Mayla Wedekind and Josea Surfwear share a love of the sea, but also a long-standing friendship. Mayla joined Josea as a team rider in 2017 while she was living in Bali and enjoying the surfing lifestyle. When Mayla returned to Germany, their friendship grew stronger through shared travels and surf trips. Therefore, we are super proud to announce to our community that Mayla released her autobiography "Das Meer, die Welle und ich" at the beginning of April. Currently, it is only available in German. After taking a first look inside, we are thrilled.
"Courage pays off if you keep an open mind."
In her book Mayla, a native of Plön (a small city in northern Germany), describes her deep love and passion for the sea and water. She shares with her readers the lessons she has learned from surfing and what the ocean has taught her, as well as her fears and the frustrations that drive her. She courageously faces challenges and refuses to be discouraged.
"With fierce determination, I threw myself into the study of the ocean and learnt more and more about surfing and the sea."
“Mit wilder Entschlossenheit stürzte ich mich in das Studium des Ozeans und lernte immer mehr über das Wellenreiten und das Meer.”
Mayla first learnt to surf in Australia and then moved to Bali for several years, where she wholeheartedly dedicated herself to the ocean and surfing. When Mayla took a break due to illness, she enrolled on a distance learning psychology program. While studying consumed much of her time, surfing provided the physical balance she needed.
"Focusing on your fears instead of what you want to achieve in life only leads to insecurity.
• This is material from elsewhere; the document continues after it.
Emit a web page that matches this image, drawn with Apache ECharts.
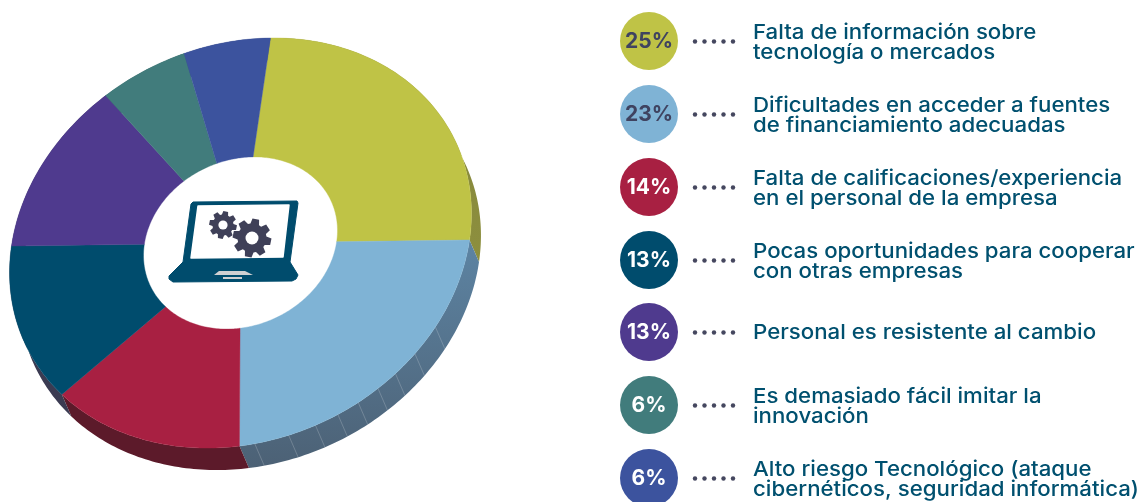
<!DOCTYPE html>
<html><head><meta charset="utf-8">
<style>html,body{margin:0;padding:0;background:#fff}#c{width:1141px;height:502px}</style>
<script src="https://cdn.jsdelivr.net/npm/echarts@6/dist/echarts.min.js"></script>
</head><body><div id="c"></div>
<script>
const shares = [25, 23, 14, 13, 13, 6, 6];
const shareLabels = ['25%', '23%', '14%', '13%', '13%', '6%', '6%'];
const topColors = ['#bfc346', '#7fb3d5', '#a82042', '#004c6d', '#4f3a8e', '#417c7c', '#3c539e'];
const sideColors = [['#82843a', '#8d8f3e'], ['#5d84a3', '#4c6175'], ['#5c1a2a', '#5c1a2a'], ['#3b3b52', '#3b3b52'], ['#3b3b52', '#3b3b52'], ['#2f5a5a', '#2f5a5a'], ['#2b3c72', '#2b3c72']];
const labelColors = ['#3f4360', '#3f4360', '#fff', '#fff', '#fff', '#fff', '#fff'];
const causes = [
  ['Falta de información sobre', 'tecnología o mercados'],
  ['Dificultades en acceder a fuentes', 'de financiamiento adecuadas'],
  ['Falta de calificaciones/experiencia', 'en el personal de la empresa'],
  ['Pocas oportunidades para cooperar', 'con otras empresas'],
  ['Personal es resistente al cambio'],
  ['Es demasiado fácil imitar la', 'innovación'],
  ['Alto riesgo Tecnológico (ataque', 'cibernéticos, seguridad informática)']
];

// layout of the tilted disc: centre + images of the unit vectors (affine projection of a circle)
const C = [240.5, 243], AX = [30, -205], BX = [229, -3], HOLE = 0.42, DROP = [9.5, 22];
const SEAMS = [35, 52, 115, 123.5, 130.4, 136, 141.9, 147.6, 153.6, 160.5, 169];
const total = shares.reduce((s, v) => s + v, 0);
const starts = shares.reduce((acc, v, i) => (acc.push(i ? acc[i - 1] + shares[i - 1] : 0), acc), []);
const toDeg = v => v / total * 360;
const pt = (deg, k, off) => {
  const t = deg * Math.PI / 180, c = Math.cos(t), s = Math.sin(t);
  return [C[0] + k * (AX[0] * c + BX[0] * s) + (off ? DROP[0] : 0),
          C[1] + k * (AX[1] * c + BX[1] * s) + (off ? DROP[1] : 0)];
};
const arc = (a, b, k, off) => {
  const n = Math.max(2, Math.ceil(Math.abs(b - a))), out = [];
  for (let i = 0; i <= n; i++) out.push(pt(a + (b - a) * i / n, k, off));
  return out;
};
function renderTop(params, api) {
  const a = toDeg(starts[params.dataIndex]), b = a + toDeg(api.value(0));
  return { type: 'polygon', shape: { points: arc(a, b, 1, false).concat(arc(b, a, HOLE, false)) },
    style: { fill: topColors[params.dataIndex], stroke: topColors[params.dataIndex], lineWidth: 0.4 } };
}
function renderSide(params, api) {
  const i = params.dataIndex, a = toDeg(starts[i]), b = a + toDeg(api.value(0));
  const children = [{ type: 'polygon', shape: { points: arc(a, b, 1, false).concat(arc(b, a, 1, true)) },
    style: { fill: { type: 'linear', x: 0, y: 0, x2: 0, y2: 1, colorStops: [{ offset: 0, color: sideColors[i][0] }, { offset: 1, color: sideColors[i][1] }] } } }];
  SEAMS.filter(d => d > a && d < b).forEach(d => {
    const p = pt(d, 1, false), q = pt(d, 1, true);
    children.push({ type: 'line', shape: { x1: p[0], y1: p[1], x2: q[0], y2: q[1] }, style: { stroke: 'rgba(255,255,255,0.28)', lineWidth: 0.7 } });
  });
  return { type: 'group', children };
}

// legend and icon
const ROW_Y = [41, 114, 187, 260, 332, 405, 478];
const graphics = [];
const FONT = '"Inter","Open Sans",sans-serif';
shares.forEach((_, i) => {
  const y = ROW_Y[i];
  graphics.push({ type: 'circle', shape: { cx: 649, cy: y, r: 29 }, style: { fill: topColors[i] } });
  graphics.push({ type: 'text', x: 649, y: y + 1, style: { text: shareLabels[i], fill: labelColors[i], font: '700 21px ' + FONT, align: 'center', verticalAlign: 'middle' } });
  [695, 704.5, 714, 723.5, 733].forEach(x => graphics.push({ type: 'circle', shape: { cx: x, cy: y + 0.5, r: 2.2 }, style: { fill: '#45475f' } }));
  const lines = causes[i];
  lines.forEach((ln, j) => {
    const ty = (lines.length === 1 ? y : y + (j ? 10.5 : -9.5)) + 1;
    graphics.push({ type: 'text', x: 753, y: ty, scaleX: 1.085, style: { text: ln, fill: '#00506f', font: '500 20.5px ' + FONT, align: 'left', verticalAlign: 'middle' } });
  });
});
function gear(cx, cy, R, r, teeth) {
  const pts = [], step = Math.PI * 2 / teeth;
  for (let i = 0; i < teeth; i++) {
    const t = i * step + 0.2;
    [[-0.30, r], [-0.17, R], [0.17, R], [0.30, r]].forEach(([f, rad]) => {
      pts.push([cx + rad * Math.cos(t + f * step * 1.3), cy + rad * Math.sin(t + f * step * 1.3)]);
    });
  }
  return pts;
}
const NAVY = '#004c6d', GEAR = '#3f4058';
graphics.push({ type: 'polygon', shape: { points: [[193, 202], [297, 201], [298, 203], [290, 262], [298, 275], [296, 279], [292, 281], [173, 282], [169, 279], [169, 276], [183, 262], [191, 204]] }, style: { fill: NAVY, stroke: NAVY, lineWidth: 1, lineJoin: 'round' } });
graphics.push({ type: 'polygon', shape: { points: [[198, 206], [289, 205], [283, 257], [191, 258]] }, style: { fill: '#fff', stroke: '#fff', lineWidth: 1.5, lineJoin: 'round' } });
graphics.push({ type: 'polygon', shape: { points: gear(223, 225, 14, 10.5, 8) }, style: { fill: GEAR } });
graphics.push({ type: 'circle', shape: { cx: 223, cy: 225, r: 4.6 }, style: { fill: '#fff' } });
graphics.push({ type: 'polygon', shape: { points: gear(252, 238, 19.5, 14.5, 8) }, style: { fill: GEAR } });
graphics.push({ type: 'circle', shape: { cx: 252, cy: 238, r: 6.5 }, style: { fill: '#fff' } });
graphics.push({ type: 'polygon', shape: { points: [[219, 271], [245, 271], [253, 275], [214, 275]] }, style: { fill: '#cfd0d2' } });
graphics.push({ type: 'rect', shape: { x: 223, y: 277, width: 19, height: 2 }, style: { fill: '#cfd0d2' } });

const chart = echarts.init(document.getElementById('c'), null, { renderer: 'canvas' });
chart.setOption({
  animation: false,
  backgroundColor: '#fff',
  graphic: { elements: graphics.map(g => Object.assign({ z: 10 }, g)) },
  series: [
    { type: 'custom', coordinateSystem: 'none', z: 1, clip: false, renderItem: renderSide, data: shares.map(v => [v]) },
    { type: 'custom', coordinateSystem: 'none', z: 2, clip: false, renderItem: renderTop, data: shares.map(v => [v]) }
  ]
});
</script></body></html>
Following your gut feeling, opening up and facing insecurities with courage allows you to break new ground."
Through her book, Mayla succeeds in sharing her enthusiasm for the sea and inspires with her insights. With small exercises at the end of each chapter, she invites readers to reflect on themselves. Even a glance at her book makes you want more. To read more from her and to find more courage.
"There is something indomitable, strong and at the same time calming about the sea. It is magical. Feeling this energy while surfing is almost addictive."